Supplied data –
---

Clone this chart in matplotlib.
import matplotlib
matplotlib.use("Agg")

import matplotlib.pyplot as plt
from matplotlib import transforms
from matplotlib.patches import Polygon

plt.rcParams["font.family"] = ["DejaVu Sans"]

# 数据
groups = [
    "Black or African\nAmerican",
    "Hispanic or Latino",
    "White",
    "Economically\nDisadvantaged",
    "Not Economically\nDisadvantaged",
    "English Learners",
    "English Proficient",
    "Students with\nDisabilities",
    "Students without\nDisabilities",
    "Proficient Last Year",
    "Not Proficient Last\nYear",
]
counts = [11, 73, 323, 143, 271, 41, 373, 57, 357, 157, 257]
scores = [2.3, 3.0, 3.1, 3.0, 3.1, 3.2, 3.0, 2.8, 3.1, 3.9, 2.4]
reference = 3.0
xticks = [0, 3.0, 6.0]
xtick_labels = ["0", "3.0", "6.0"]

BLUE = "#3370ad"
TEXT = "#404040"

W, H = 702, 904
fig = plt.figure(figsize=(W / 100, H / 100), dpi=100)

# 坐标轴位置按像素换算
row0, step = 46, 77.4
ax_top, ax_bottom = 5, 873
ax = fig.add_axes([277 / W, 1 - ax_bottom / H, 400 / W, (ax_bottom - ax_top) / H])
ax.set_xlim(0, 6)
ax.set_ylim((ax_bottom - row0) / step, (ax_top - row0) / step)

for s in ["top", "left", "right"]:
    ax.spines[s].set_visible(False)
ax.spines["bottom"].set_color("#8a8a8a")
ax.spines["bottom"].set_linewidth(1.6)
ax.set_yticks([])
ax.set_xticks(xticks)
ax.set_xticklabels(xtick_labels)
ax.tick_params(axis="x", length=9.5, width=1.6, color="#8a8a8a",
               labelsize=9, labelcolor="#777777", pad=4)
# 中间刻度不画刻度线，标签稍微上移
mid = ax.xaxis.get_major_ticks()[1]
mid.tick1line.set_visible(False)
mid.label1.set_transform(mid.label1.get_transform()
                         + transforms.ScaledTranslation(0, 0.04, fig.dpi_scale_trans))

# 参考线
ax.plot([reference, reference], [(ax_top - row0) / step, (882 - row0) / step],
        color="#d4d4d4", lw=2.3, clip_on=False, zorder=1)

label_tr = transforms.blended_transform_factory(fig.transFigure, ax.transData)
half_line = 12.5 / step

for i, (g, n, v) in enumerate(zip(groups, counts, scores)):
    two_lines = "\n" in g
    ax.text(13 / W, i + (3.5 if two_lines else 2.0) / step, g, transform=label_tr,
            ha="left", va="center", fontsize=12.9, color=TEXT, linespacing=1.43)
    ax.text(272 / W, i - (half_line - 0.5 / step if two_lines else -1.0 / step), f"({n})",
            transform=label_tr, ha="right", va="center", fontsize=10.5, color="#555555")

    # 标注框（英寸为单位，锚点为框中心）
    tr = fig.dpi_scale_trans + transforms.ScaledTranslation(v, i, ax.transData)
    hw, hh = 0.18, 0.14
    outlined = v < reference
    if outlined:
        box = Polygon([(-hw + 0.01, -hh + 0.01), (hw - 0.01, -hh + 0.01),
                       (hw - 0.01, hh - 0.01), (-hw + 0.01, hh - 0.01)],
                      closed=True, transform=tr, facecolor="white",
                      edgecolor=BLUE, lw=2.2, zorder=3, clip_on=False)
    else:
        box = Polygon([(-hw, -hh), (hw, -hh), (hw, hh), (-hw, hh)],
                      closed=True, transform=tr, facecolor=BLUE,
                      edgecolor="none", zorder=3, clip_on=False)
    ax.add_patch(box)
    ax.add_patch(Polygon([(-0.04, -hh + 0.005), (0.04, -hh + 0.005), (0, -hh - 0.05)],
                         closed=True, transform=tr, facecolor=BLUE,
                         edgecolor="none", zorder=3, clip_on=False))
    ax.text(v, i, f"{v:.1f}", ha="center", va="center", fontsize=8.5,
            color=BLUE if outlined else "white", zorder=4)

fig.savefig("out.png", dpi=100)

---

What the exercise asks – Exactly reproduce the material above.

Result –
Clone this chart in matplotlib.
import matplotlib
matplotlib.use("Agg")

import matplotlib.pyplot as plt
from matplotlib import transforms
from matplotlib.patches import Polygon

plt.rcParams["font.family"] = ["DejaVu Sans"]

# 数据
groups = [
    "Black or African\nAmerican",
    "Hispanic or Latino",
    "White",
    "Economically\nDisadvantaged",
    "Not Economically\nDisadvantaged",
    "English Learners",
    "English Proficient",
    "Students with\nDisabilities",
    "Students without\nDisabilities",
    "Proficient Last Year",
    "Not Proficient Last\nYear",
]
counts = [11, 73, 323, 143, 271, 41, 373, 57, 357, 157, 257]
scores = [2.3, 3.0, 3.1, 3.0, 3.1, 3.2, 3.0, 2.8, 3.1, 3.9, 2.4]
reference = 3.0
xticks = [0, 3.0, 6.0]
xtick_labels = ["0", "3.0", "6.0"]

BLUE = "#3370ad"
TEXT = "#404040"

W, H = 702, 904
fig = plt.figure(figsize=(W / 100, H / 100), dpi=100)

# 坐标轴位置按像素换算
row0, step = 46, 77.4
ax_top, ax_bottom = 5, 873
ax = fig.add_axes([277 / W, 1 - ax_bottom / H, 400 / W, (ax_bottom - ax_top) / H])
ax.set_xlim(0, 6)
ax.set_ylim((ax_bottom - row0) / step, (ax_top - row0) / step)

for s in ["top", "left", "right"]:
    ax.spines[s].set_visible(False)
ax.spines["bottom"].set_color("#8a8a8a")
ax.spines["bottom"].set_linewidth(1.6)
ax.set_yticks([])
ax.set_xticks(xticks)
ax.set_xticklabels(xtick_labels)
ax.tick_params(axis="x", length=9.5, width=1.6, color="#8a8a8a",
               labelsize=9, labelcolor="#777777", pad=4)
# 中间刻度不画刻度线，标签稍微上移
mid = ax.xaxis.get_major_ticks()[1]
mid.tick1line.set_visible(False)
mid.label1.set_transform(mid.label1.get_transform()
                         + transforms.ScaledTranslation(0, 0.04, fig.dpi_scale_trans))

# 参考线
ax.plot([reference, reference], [(ax_top - row0) / step, (882 - row0) / step],
        color="#d4d4d4", lw=2.3, clip_on=False, zorder=1)

label_tr = transforms.blended_transform_factory(fig.transFigure, ax.transData)
half_line = 12.5 / step

for i, (g, n, v) in enumerate(zip(groups, counts, scores)):
    two_lines = "\n" in g
    ax.text(13 / W, i + (3.5 if two_lines else 2.0) / step, g, transform=label_tr,
            ha="left", va="center", fontsize=12.9, color=TEXT, linespacing=1.43)
    ax.text(272 / W, i - (half_line - 0.5 / step if two_lines else -1.0 / step), f"({n})",
            transform=label_tr, ha="right", va="center", fontsize=10.5, color="#555555")

    # 标注框（英寸为单位，锚点为框中心）
    tr = fig.dpi_scale_trans + transforms.ScaledTranslation(v, i, ax.transData)
    hw, hh = 0.18, 0.14
    outlined = v < reference
    if outlined:
        box = Polygon([(-hw + 0.01, -hh + 0.01), (hw - 0.01, -hh + 0.01),
                       (hw - 0.01, hh - 0.01), (-hw + 0.01, hh - 0.01)],
                      closed=True, transform=tr, facecolor="white",
                      edgecolor=BLUE, lw=2.2, zorder=3, clip_on=False)
    else:
        box = Polygon([(-hw, -hh), (hw, -hh), (hw, hh), (-hw, hh)],
                      closed=True, transform=tr, facecolor=BLUE,
                      edgecolor="none", zorder=3, clip_on=False)
    ax.add_patch(box)
    ax.add_patch(Polygon([(-0.04, -hh + 0.005), (0.04, -hh + 0.005), (0, -hh - 0.05)],
                         closed=True, transform=tr, facecolor=BLUE,
                         edgecolor="none", zorder=3, clip_on=False))
    ax.text(v, i, f"{v:.1f}", ha="center", va="center", fontsize=8.5,
            color=BLUE if outlined else "white", zorder=4)

fig.savefig("out.png", dpi=100)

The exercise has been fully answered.